==== Source material

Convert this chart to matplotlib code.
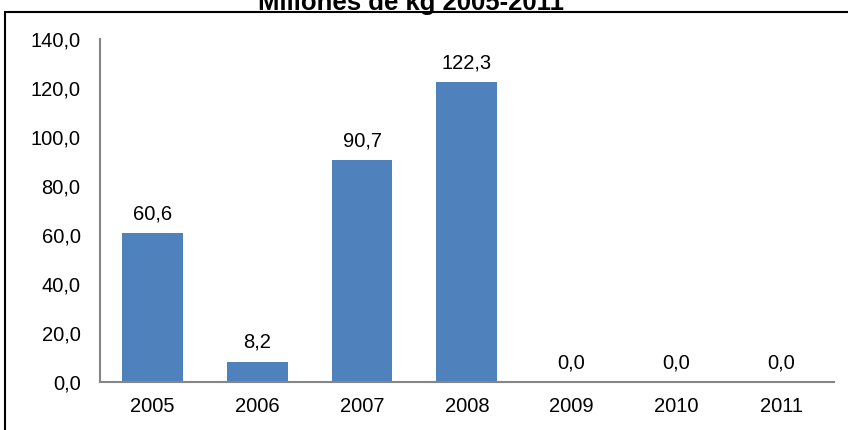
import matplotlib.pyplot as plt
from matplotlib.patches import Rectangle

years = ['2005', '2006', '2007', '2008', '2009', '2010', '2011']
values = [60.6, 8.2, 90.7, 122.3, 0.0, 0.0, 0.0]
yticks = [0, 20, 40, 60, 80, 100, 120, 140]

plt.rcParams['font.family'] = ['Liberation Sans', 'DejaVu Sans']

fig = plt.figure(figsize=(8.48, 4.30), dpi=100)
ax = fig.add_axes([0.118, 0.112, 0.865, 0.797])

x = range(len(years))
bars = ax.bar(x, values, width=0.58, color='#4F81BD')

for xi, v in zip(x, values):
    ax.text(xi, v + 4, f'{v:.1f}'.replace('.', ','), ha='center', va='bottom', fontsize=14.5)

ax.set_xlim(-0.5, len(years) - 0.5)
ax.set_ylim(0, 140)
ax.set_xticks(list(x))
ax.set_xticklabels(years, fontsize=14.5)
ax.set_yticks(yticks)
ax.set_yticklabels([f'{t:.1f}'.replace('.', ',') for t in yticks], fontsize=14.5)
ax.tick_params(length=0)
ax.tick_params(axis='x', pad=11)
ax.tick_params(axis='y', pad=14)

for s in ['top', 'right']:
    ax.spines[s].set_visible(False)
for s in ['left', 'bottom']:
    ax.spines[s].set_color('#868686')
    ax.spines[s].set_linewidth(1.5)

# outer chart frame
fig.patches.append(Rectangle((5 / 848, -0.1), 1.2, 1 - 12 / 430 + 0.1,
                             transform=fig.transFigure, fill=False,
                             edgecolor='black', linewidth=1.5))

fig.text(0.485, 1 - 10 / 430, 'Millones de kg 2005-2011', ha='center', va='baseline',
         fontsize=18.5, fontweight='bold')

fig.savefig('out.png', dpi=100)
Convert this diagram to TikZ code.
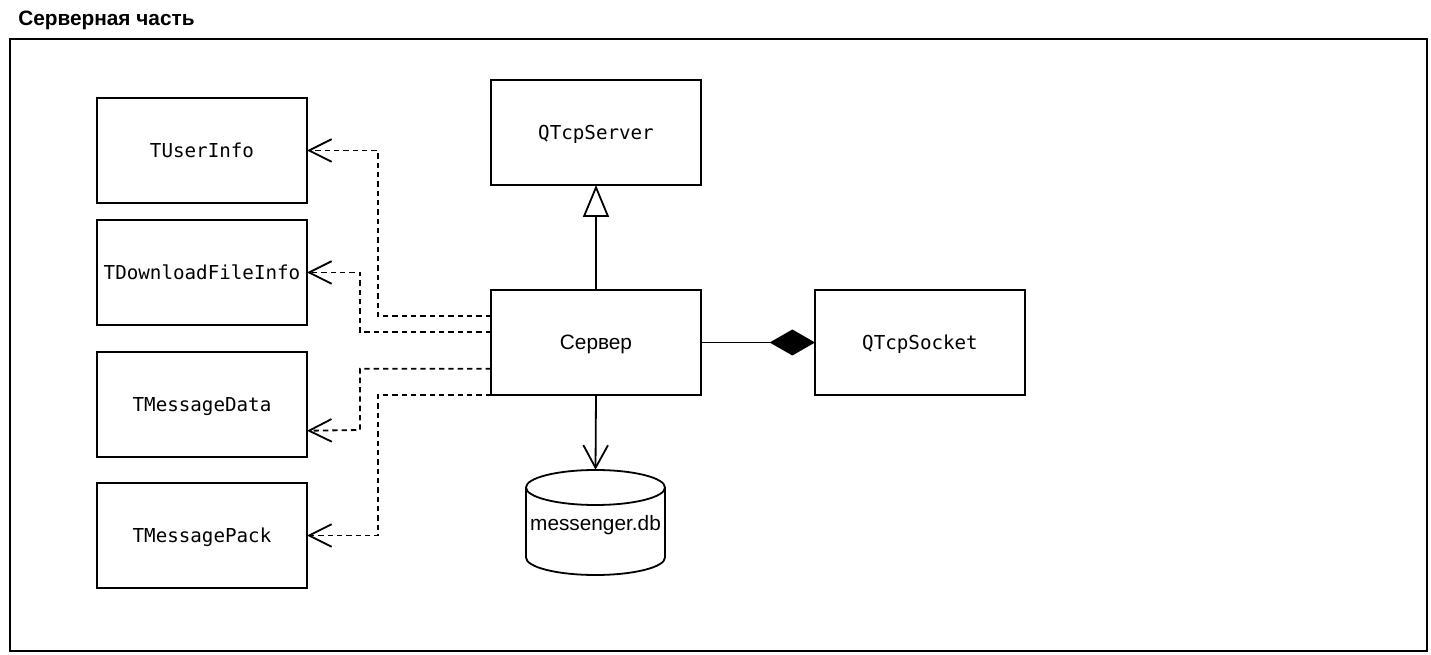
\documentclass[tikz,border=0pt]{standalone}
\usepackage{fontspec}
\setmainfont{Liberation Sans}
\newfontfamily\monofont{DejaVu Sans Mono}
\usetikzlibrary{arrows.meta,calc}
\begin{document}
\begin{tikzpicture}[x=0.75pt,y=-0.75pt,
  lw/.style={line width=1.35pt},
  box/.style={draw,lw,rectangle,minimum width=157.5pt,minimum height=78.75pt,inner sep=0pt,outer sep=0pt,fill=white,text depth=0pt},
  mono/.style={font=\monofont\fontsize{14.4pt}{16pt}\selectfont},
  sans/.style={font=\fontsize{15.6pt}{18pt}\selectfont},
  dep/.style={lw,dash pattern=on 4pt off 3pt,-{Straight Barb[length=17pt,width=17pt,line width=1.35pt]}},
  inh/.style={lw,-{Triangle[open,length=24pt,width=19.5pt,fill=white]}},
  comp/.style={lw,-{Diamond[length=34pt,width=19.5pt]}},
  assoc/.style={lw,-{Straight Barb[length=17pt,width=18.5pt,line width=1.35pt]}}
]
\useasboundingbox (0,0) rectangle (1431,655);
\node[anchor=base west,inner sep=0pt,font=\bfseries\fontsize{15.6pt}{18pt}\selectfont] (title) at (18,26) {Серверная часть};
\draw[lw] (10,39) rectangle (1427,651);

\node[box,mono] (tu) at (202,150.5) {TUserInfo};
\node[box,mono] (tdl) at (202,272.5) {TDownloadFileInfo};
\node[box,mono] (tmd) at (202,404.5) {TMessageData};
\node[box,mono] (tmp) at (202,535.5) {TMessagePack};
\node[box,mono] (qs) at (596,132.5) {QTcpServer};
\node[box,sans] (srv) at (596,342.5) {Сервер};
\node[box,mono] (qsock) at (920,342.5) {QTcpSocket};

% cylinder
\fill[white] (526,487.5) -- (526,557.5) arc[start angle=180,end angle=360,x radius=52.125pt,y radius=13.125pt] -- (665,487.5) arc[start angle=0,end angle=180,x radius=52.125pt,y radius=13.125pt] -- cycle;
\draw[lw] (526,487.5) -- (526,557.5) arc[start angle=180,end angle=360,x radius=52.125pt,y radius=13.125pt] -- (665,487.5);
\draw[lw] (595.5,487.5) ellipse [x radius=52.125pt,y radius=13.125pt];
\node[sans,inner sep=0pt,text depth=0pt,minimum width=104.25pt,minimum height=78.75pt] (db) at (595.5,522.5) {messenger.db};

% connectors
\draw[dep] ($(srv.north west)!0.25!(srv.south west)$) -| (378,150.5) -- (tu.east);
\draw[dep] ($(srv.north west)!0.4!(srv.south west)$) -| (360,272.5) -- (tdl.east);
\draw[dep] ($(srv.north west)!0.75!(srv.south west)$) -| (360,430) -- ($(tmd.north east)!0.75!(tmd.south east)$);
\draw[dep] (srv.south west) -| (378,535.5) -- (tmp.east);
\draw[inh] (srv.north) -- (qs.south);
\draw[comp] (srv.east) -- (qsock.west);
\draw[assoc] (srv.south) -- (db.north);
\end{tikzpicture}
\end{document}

========

Task statement: Your task is to reproduce exactly the lines from the start of the data above through the line containing "ax.text(xi, v +", leaving every picture out.

Exercise output:
Convert this chart to matplotlib code.
import matplotlib.pyplot as plt
from matplotlib.patches import Rectangle

years = ['2005', '2006', '2007', '2008', '2009', '2010', '2011']
values = [60.6, 8.2, 90.7, 122.3, 0.0, 0.0, 0.0]
yticks = [0, 20, 40, 60, 80, 100, 120, 140]

plt.rcParams['font.family'] = ['Liberation Sans', 'DejaVu Sans']

fig = plt.figure(figsize=(8.48, 4.30), dpi=100)
ax = fig.add_axes([0.118, 0.112, 0.865, 0.797])

x = range(len(years))
bars = ax.bar(x, values, width=0.58, color='#4F81BD')

for xi, v in zip(x, values):
    ax.text(xi, v + 4, f'{v:.1f}'.replace('.', ','), ha='center', va='bottom', fontsize=14.5)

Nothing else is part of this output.